I will never forget one of my students asking me, “Ms. Johansen, if you hadn’t told me to look for this, how would I know?” At first, I laughed inwardly- such an astute question from a fourth grader. But then, I was fearful. I didn’t know how to answer. So I answered sternly and quickly, “This is why you have teachers. They will tell you what to look for.” This was one of my teaching-cringe moments. The moment when you know you are giving a terrible answer. My student wanted to be independent. She was looking for a strategy to notice the author’s use of mood, time, and symbolism. She wanted to learn how to think for herself. Above all, she was excited to learn how to notice hidden gems in a text and make her own interpretations.

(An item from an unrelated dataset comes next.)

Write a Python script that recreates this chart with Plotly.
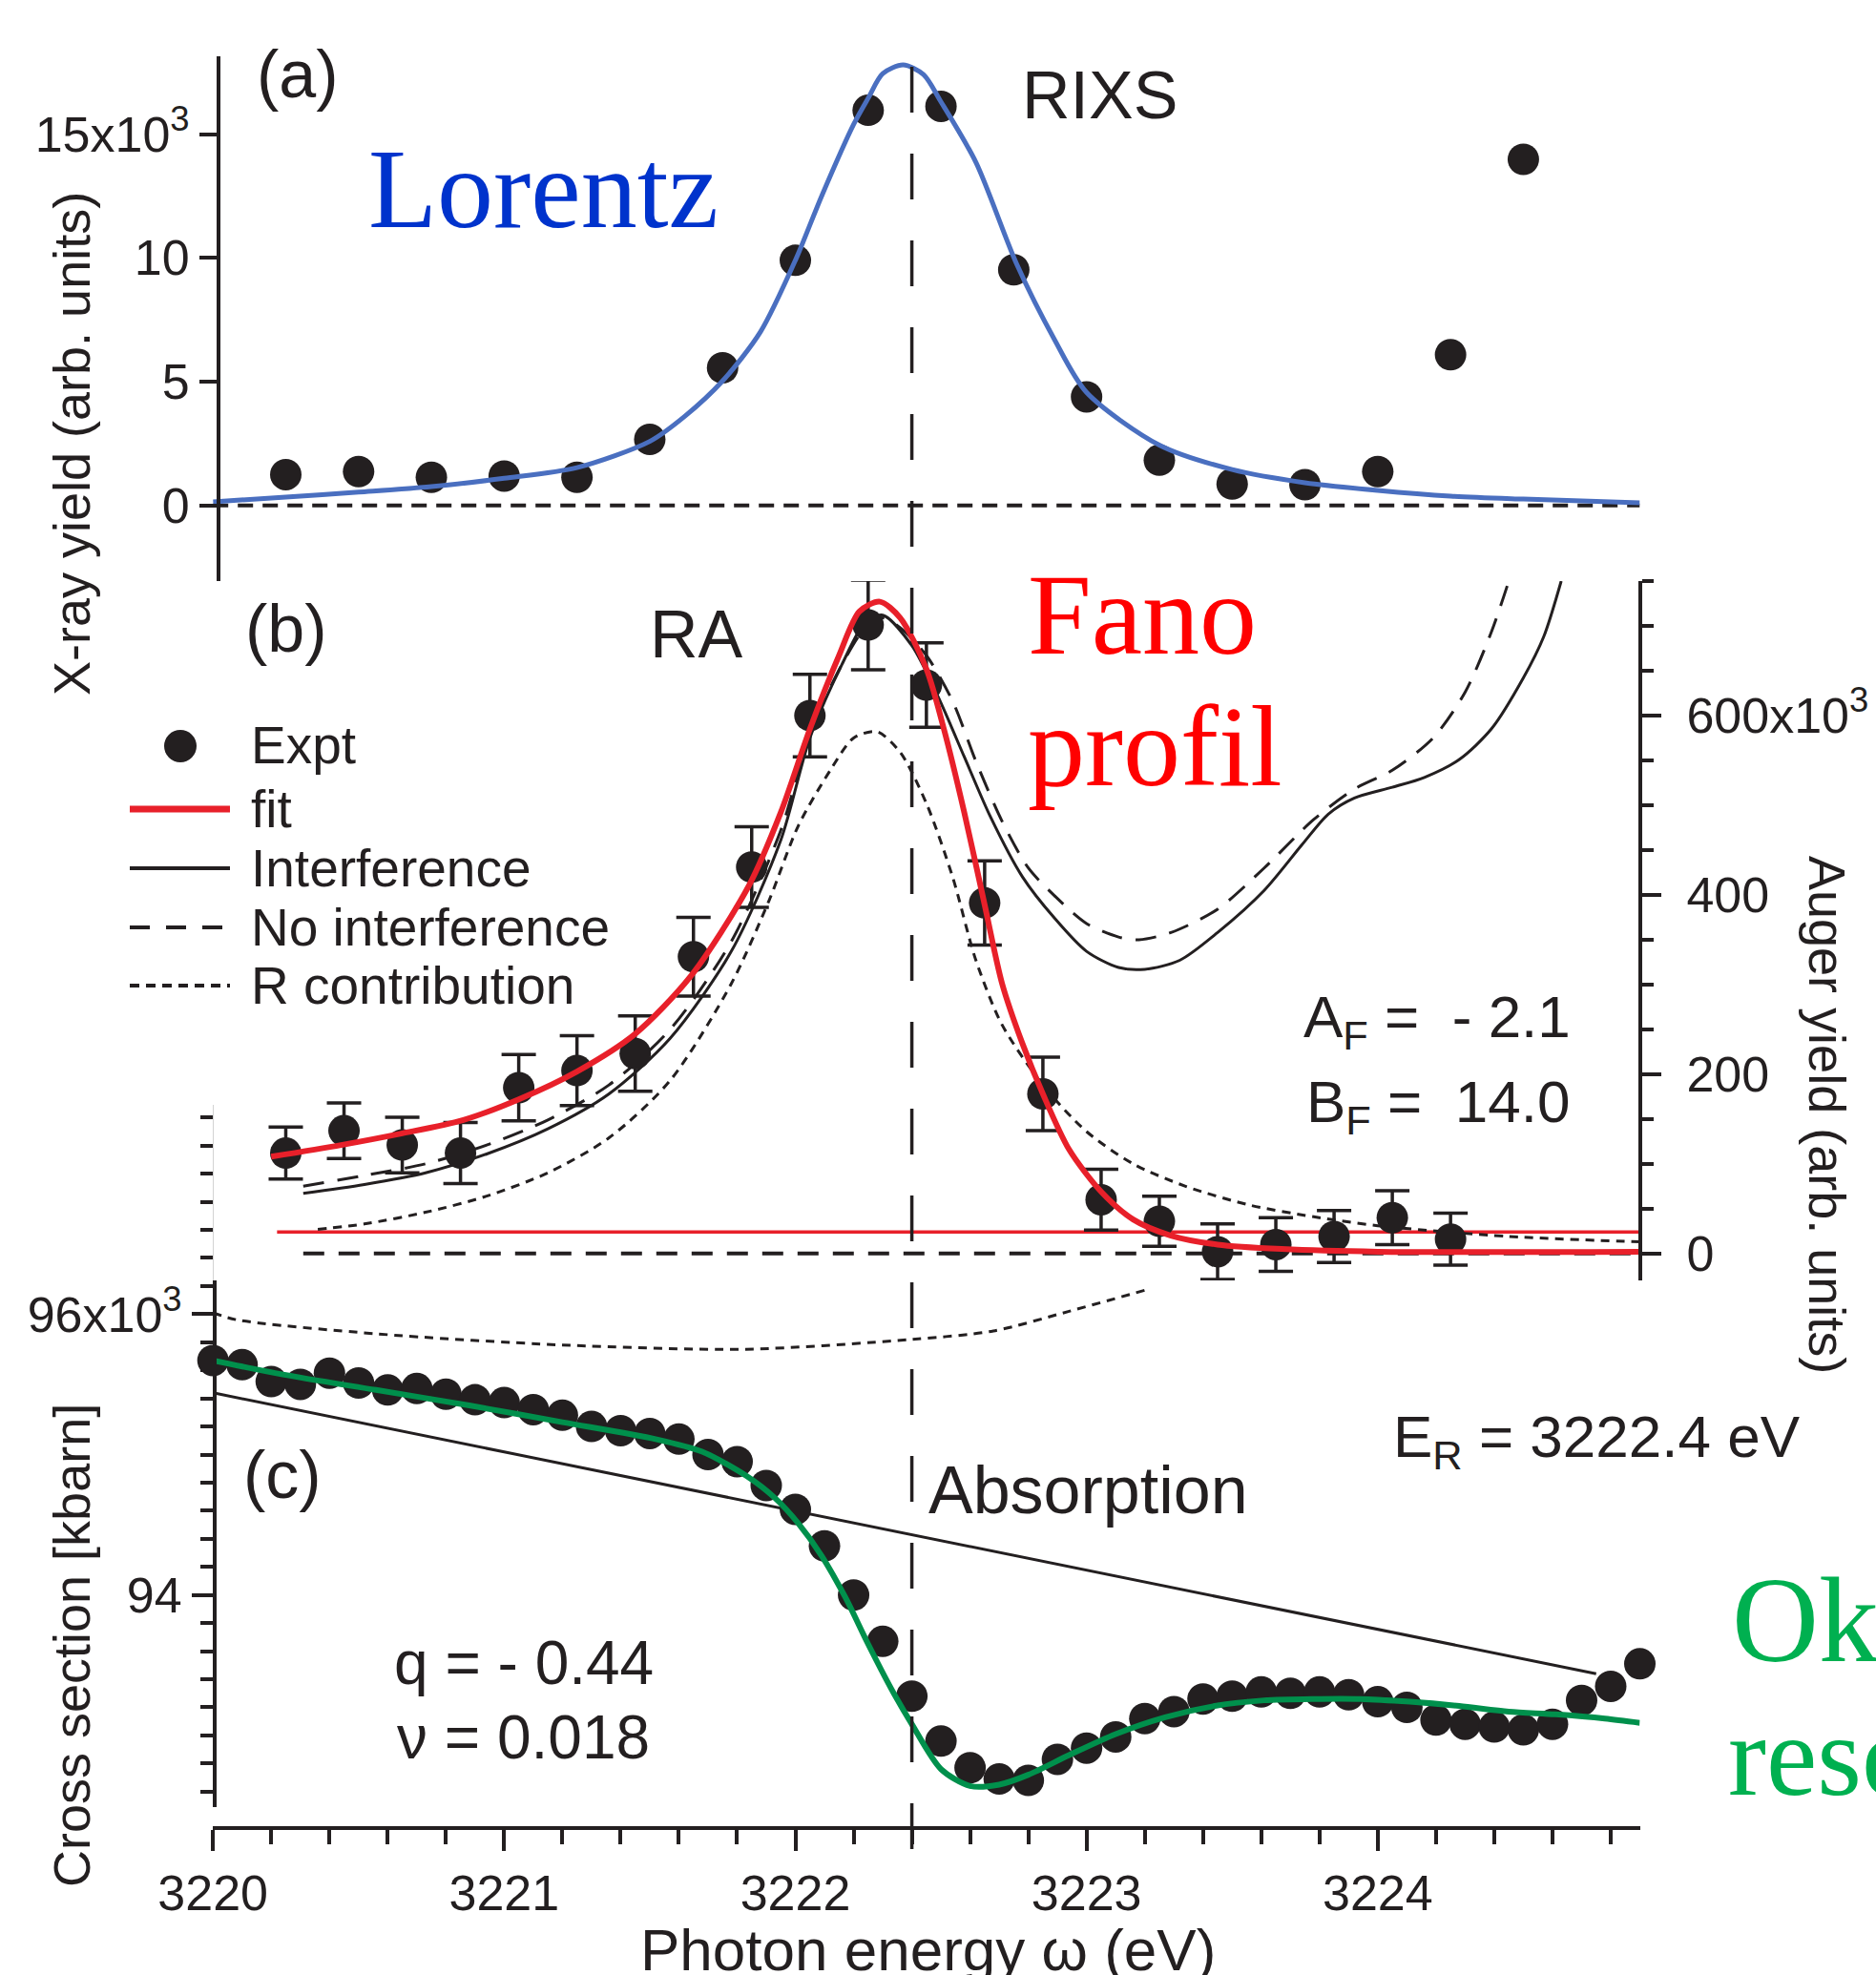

I let her down that day. And I’ve always remembered it.

At the time, I didn’t know how to answer her. I didn’t know which strategies to teach or even that there were strategies that could help her. I was simply making assignments and expecting my students to follow my directions. Now I know differently. I LOVE teaching strategies to students. I cannot imagine teaching any other way. Students need strategies to make the implicit, explicit, and the abstract, concrete. They can do this hard, thinking work on their own.

Redoes are vital. Since my student asked me that question ten years ago, I’ve had a dozen or so redoes. Now when students ask that question, I answer, “That’s a great question! I’m so happy that you want to uncover parts of a text that may seem hidden, on your own! Let’s talk about the strategies you can use and which elements you can be on the lookout for. I bet you’ll find many hidden gems on your own!”

Teaching strategies for helping students think about an author’s use of time and mood:

  1. Use the clip “Decision” from Disney’s Mulan (http://www.youtube.com/watch?v=zC2LGK9BdjU&feature=related) to discuss the time of day, light and dark, and weather used by the animators to create the mood of the scene. “Just like these animators, authors use the time of day to create the mood of the scene. It is important to notice the time of day in a story. It may be important and help you feel the mood of the scene.”
  2. Have students think about their own daily schedules. What moods do they associate with different times of the day? What activities take place at different times? How does light and darkness affect their moods and activities during the day. Why might this be important in texts as well?
  3. Use a text like Tuck Everlasting by Natalie Babbitt to keep track of the author’s use of time (sunrise, noon, sunset, and midnight) and the mood of the event. Creating a chart or using a graphic organizer is best for this lesson. Students may notice that moments of revelation happen at sunrise, whereas, moments of intense action and emotions happen at midnight. (It is also good to notice the colors associated with these time periods. They may be symbolic.)
  4. Most importantly: Create a classroom chart that lists the many ideas students may want to be on the lookout for in a text. “Time of Day” should be on that chart.